Podpisał umowy leasingowe na kwotę ponad 600 tys. złotych i nie wywiązywał się z regulowania na bieżąco płatności. Pomimo zerwanych przez banki umów mieszkaniec powiatu brzeskiego nie zwrócił leasingodawcy pojazdów i narzędzi. Policjanci z Wydziału dw. z Przestępczością Gospodarczą brzeskiej komendy współdziałając z brzeską prokuraturą, odzyskali przywłaszczone mienie. Za to przestępstwo zatrzymanemu 41-latkowi grozi do 10 lat pozbawienia wolności.

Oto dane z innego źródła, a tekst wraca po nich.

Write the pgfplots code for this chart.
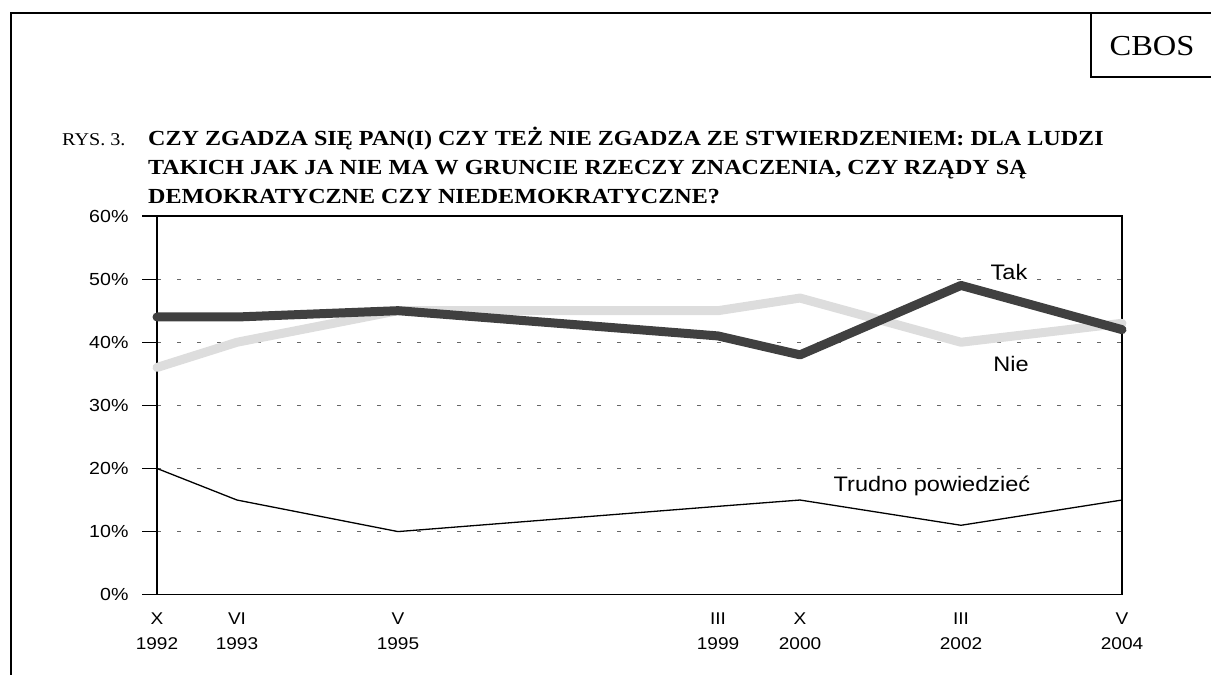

Sprawa miała swój początek jesienią ubiegłego roku. Wówczas kilku leasingodawców, z którymi umowy podpisał 41-letni mieszkaniec powiatu brzeskiego, przestało odnotowywać wpływy z tytułu ustalonych rat za 7 pojazdów oraz 2 maszyny budowalne o łącznej wartości 600 tys. złotych na dzień podpisania umów. Wszelkie środki podjęte przez leasingodawców zmierzające do porozumienia się z leasingobiorcą nie przyniosły zamierzonego efektu i przedmioty leasingów nie zostały zwrócone. Cała sprawa została zgłoszona lokalnej policji.

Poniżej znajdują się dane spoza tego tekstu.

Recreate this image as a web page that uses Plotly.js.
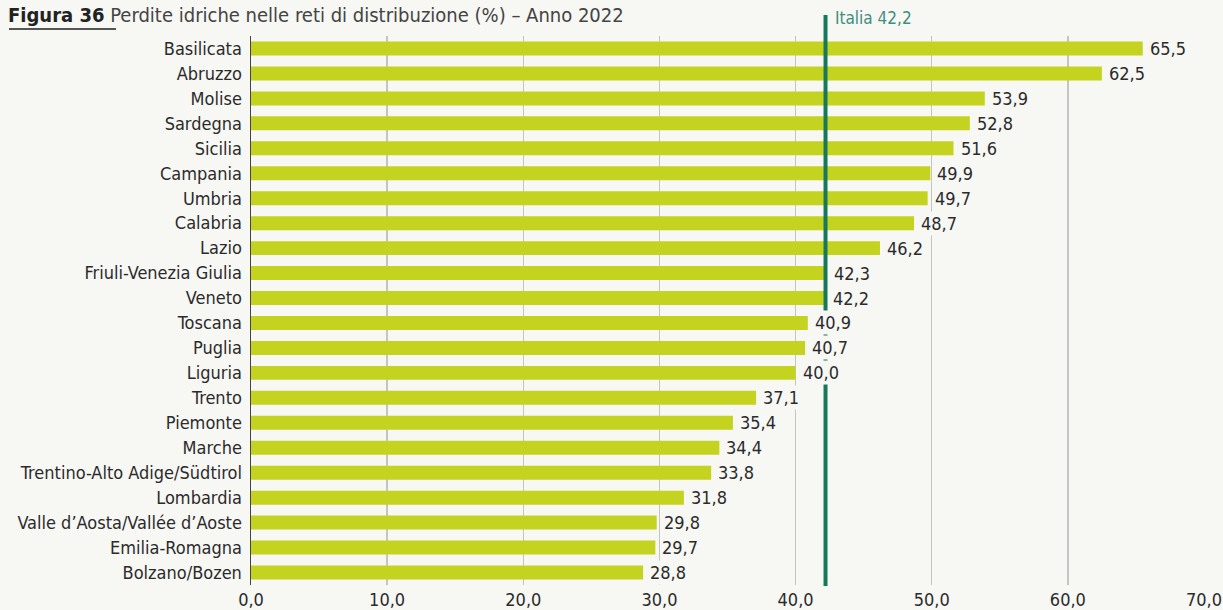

Czynności operacyjne i procesowe wykonywane przez brzeskich śledczych w porozumieniu z Prokuraturą Rejonową w Brzesku doprowadziły do odzyskania przywłaszczonych pojazdów i narzędzi. W trakcie śledztwa policjanci ustalili miejsce przechowywania jednego z samochodów i 17 października br. weszli na teren jednej z posesji w powiecie brzeskim. Wykonane na miejscu czynności pozwoliły na ustalenie miejsca przechowywania pozostałych pojazdów należących do leasingodawców. Finalnie w wyniku podjętych działań wszystkie przedmioty leasingów zostały zabezpieczone i przekazane w ręce właścicieli, zaś sam leasingobiorca został zatrzymany i w dniu 18 października doprowadzony do Prokuratury Rejonowej w Brzesku. Mężczyzna usłyszał zarzut przywłaszczenia mienia znacznej wartości. Prokurator zastosował wobec niego dozór policyjny. Kodeks karny przewiduje za to przestępstwo karę do 10 lat pozbawienia wolności.